Starbucks and ASU announced a partnership Monday to provide tuition reimbursement for Starbucks employees who earn their bachelor’s degrees from ASU’s online programs.
Employees would not have to pay tuition for their junior and senior years at the University and would receive some aid for their freshman and sophomore years, Starbucks CEO Howard Schultz said.
“This is a monumental, historic moment in time for our company,” he said. “This above all else defines who we are as a company, what we believe in, and I think also the issues facing America.”
Eligible employees work an average of 20 hours a week or more at Starbucks or its fellow company-operated stores, Teavana, La Boulange, Evolution Fresh and Seattle’s Best Coffee. They may have some college credit, but they don’t yet have bachelor’s degrees.
They’d choose from more than 40 online majors at ASU, including fields in engineering, education and business.
Those admitted as freshmen and sophomores can qualify for partial tuition scholarships and need-based financial aid. Juniors and seniors earn full reimbursement of tuition and fees.
Employees are also free to leave the company after graduation.
“You can leave,” Schultz said. “We don’t want you to leave. We want to attract and retain great people.”
Schultz told employees that he grew up in federally subsidized housing in Brooklyn and was able to attend school. It’s less likely that a child in his situation today would be able to make it to college, he said.
Starbucks has long provided employees, even part-time employees, with benefits like health insurance and stock options. Ensuring that employees at the company’s 21,000 stores can receive college educations is an extension of its ideals, Schultz said.
“Today’s announcement in many ways is threaded into the history of Starbucks,” he said. “… This is an opportunity for the conscience of Starbucks to come through.”
The company considered several universities before settling on ASU, Schultz said.
ASU president Michael Crow said the University is happy to partner with an innovator like Starbucks.
“We’re skeptical of everybody,” he said. “… We don’t have that skepticism about Starbucks. We know they are committed to you, the individual.”
The Starbucks College Achievement Plan fits in with Crow’s ideal of the New American University. ASU prides itself on providing a quality education to as many students as possible, he said.
“We will hold our graduates, online and immersion, person for person, pound for pound, against anyone,” Crow said.
Those born in the upper 25 percent of American families have an 80 percent chance of obtaining a college degree, while those in the bottom quartile have just a 9 percent chance, Crow said. ASU wants to change those odds.

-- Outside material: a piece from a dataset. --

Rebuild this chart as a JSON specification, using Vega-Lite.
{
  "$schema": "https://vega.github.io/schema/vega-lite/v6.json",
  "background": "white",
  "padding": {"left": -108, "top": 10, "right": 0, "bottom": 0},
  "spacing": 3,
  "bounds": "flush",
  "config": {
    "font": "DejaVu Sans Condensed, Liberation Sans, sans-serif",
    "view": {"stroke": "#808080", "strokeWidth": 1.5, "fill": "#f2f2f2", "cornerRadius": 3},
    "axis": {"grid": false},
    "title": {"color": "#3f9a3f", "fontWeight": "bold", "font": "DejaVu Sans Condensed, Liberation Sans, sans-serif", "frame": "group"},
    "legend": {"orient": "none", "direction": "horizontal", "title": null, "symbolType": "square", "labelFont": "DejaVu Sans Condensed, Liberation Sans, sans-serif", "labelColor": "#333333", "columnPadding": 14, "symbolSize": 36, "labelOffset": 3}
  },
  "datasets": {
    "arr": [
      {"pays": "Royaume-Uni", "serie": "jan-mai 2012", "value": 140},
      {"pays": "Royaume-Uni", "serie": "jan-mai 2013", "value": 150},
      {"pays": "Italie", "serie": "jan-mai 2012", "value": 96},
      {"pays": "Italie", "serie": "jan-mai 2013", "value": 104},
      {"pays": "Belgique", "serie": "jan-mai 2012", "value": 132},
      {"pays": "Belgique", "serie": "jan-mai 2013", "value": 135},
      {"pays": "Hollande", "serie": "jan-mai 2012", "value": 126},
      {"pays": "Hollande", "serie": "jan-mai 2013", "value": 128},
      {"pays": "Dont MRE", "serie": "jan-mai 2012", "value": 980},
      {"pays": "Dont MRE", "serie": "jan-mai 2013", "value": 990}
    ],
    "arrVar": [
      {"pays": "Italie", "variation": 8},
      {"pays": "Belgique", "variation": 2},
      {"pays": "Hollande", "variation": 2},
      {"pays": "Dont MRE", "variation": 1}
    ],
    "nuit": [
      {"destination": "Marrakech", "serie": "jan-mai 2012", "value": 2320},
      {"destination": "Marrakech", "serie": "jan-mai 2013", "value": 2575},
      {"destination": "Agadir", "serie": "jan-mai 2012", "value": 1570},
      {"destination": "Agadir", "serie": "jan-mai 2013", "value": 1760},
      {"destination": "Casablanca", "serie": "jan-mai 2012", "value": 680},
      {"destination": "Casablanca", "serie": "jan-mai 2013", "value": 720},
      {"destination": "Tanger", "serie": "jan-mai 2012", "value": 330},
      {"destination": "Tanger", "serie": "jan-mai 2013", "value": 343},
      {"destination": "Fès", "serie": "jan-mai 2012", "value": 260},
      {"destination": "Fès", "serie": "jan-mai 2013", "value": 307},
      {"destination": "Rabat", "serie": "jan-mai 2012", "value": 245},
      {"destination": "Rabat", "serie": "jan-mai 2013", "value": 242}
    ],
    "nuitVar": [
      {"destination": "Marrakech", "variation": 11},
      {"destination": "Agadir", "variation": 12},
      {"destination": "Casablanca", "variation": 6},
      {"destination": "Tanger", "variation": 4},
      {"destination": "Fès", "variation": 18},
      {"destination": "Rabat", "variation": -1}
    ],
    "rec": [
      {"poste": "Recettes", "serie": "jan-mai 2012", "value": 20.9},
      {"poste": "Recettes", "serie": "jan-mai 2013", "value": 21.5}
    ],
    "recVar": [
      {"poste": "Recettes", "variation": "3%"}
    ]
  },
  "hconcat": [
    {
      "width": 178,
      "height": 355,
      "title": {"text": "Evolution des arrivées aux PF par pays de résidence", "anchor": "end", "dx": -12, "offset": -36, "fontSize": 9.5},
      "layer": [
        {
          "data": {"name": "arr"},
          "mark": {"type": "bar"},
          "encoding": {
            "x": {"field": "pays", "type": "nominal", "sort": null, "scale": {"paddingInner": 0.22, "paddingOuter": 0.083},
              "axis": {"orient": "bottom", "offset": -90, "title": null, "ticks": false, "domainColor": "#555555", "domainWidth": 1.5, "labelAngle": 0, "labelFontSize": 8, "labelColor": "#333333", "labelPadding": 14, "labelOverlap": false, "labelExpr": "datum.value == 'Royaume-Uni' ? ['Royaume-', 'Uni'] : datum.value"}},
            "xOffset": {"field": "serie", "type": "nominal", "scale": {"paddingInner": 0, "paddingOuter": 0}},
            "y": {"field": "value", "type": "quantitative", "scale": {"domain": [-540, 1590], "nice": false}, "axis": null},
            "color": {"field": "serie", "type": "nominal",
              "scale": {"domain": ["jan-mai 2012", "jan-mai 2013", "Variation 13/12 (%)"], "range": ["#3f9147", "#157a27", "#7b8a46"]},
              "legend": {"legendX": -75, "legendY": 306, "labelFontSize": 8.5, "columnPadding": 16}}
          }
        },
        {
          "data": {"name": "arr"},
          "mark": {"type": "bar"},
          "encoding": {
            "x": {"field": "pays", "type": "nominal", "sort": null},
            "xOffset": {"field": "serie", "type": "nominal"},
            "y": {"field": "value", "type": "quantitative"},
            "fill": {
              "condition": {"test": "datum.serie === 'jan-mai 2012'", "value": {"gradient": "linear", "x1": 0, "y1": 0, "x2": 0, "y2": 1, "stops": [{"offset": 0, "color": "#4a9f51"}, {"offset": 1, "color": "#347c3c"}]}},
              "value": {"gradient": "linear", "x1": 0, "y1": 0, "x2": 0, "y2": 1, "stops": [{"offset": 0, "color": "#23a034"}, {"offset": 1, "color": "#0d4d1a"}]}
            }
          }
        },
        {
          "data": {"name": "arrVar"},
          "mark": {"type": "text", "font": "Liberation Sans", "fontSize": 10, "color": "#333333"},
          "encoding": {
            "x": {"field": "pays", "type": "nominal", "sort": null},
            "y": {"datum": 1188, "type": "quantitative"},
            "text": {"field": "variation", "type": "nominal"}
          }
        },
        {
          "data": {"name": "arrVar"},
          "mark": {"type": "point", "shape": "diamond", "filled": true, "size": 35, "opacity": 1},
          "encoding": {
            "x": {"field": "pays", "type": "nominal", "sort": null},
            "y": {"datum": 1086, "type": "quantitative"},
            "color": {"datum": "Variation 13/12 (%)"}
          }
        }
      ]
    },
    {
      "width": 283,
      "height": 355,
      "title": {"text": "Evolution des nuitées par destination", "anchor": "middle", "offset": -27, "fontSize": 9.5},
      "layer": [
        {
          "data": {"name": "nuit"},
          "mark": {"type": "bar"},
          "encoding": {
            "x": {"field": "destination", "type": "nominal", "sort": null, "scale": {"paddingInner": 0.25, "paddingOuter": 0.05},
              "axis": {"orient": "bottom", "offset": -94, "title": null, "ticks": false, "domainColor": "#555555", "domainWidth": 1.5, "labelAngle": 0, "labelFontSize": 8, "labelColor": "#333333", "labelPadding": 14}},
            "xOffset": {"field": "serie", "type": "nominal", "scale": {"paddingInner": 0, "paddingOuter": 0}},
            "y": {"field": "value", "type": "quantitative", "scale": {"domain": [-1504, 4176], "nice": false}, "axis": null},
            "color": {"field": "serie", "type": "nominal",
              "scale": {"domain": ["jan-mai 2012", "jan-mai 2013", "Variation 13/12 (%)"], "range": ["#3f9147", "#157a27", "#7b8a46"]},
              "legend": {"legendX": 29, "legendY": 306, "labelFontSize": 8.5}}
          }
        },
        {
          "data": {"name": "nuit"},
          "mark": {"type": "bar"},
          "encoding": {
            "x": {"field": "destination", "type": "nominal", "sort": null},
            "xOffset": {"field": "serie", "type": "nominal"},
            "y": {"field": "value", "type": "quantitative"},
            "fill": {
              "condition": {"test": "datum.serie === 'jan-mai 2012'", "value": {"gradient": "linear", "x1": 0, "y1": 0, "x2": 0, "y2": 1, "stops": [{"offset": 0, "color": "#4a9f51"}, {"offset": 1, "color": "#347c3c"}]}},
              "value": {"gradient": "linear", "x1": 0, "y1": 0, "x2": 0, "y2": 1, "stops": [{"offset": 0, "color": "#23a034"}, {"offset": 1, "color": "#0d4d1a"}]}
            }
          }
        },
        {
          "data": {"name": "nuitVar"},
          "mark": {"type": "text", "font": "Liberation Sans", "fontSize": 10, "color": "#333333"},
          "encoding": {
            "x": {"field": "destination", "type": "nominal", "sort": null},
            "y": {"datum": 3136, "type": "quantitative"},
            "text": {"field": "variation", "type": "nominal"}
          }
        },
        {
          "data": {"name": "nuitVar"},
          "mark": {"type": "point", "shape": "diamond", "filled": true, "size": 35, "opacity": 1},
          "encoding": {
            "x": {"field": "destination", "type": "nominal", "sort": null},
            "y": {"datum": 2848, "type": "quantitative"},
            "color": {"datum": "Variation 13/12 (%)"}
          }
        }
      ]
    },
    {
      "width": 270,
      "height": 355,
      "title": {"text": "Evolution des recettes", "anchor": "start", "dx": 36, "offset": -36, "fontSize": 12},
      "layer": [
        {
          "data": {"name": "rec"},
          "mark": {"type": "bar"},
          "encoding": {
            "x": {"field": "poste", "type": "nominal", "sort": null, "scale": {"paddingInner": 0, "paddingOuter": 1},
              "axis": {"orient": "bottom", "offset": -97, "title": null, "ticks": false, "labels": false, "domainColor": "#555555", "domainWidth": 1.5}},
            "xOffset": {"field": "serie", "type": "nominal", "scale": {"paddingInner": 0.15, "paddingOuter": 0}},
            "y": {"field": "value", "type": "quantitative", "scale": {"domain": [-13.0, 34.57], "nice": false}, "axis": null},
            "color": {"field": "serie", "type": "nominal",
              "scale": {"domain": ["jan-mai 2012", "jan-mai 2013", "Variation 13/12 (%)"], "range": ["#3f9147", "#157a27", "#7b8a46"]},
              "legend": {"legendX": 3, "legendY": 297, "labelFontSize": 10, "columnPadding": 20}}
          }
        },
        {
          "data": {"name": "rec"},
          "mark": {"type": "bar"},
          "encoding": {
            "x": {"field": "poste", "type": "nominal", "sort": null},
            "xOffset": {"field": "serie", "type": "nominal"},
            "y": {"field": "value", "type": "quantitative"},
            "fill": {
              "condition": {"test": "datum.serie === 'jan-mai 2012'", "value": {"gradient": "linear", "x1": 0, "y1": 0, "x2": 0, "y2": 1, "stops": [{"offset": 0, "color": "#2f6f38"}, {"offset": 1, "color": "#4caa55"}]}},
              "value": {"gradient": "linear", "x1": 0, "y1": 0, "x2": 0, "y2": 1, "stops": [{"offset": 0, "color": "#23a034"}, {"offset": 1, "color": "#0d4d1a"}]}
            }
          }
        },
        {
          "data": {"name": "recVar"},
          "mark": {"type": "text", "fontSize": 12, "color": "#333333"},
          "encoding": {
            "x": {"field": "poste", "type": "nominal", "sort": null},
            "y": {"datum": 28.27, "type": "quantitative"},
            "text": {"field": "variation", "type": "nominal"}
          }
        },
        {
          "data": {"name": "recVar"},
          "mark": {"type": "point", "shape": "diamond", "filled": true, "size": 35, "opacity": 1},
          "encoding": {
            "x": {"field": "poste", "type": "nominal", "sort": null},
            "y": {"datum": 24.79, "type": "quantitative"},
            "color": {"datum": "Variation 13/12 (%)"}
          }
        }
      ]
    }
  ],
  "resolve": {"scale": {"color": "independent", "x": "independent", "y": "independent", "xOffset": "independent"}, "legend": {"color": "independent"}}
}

U.S. Secretary of Education Arne Duncan, who spoke at ASU’s spring undergraduate commencement, said this partnership is a step on the way to ensuring that the U.S. keeps high-wage, high-skilled jobs.
“The dividing line is less around race and class than it is around educational opportunity,” he said.
ASU Online Dean Phil Regier said the University expects between 4,000 and 10,000 students in the first year, depending on how many meet admission criteria. The first students will come in the fall Session B, which starts in October.
The University has done a lot in the past several months to boost its technology processing and prepare for the influx of students, Regier said. This will help both online and on-campus students, he said.
“Online is one of those things that gets better the bigger it gets,” he said.
Approximately 3,000 Arizona Starbucks employees will be eligible for the program, but those who work at the campus locations aren’t among them. ASU’s Starbucks locations, like the rest of its food services, are licensed to Aramark, and employees there aren’t considered Starbucks partners.
Duncan urged Starbucks employees entering the program to stay focused on their objectives.
“The goal is not to go to college or go back to college,” he said. “It’s to graduate and get that diploma.”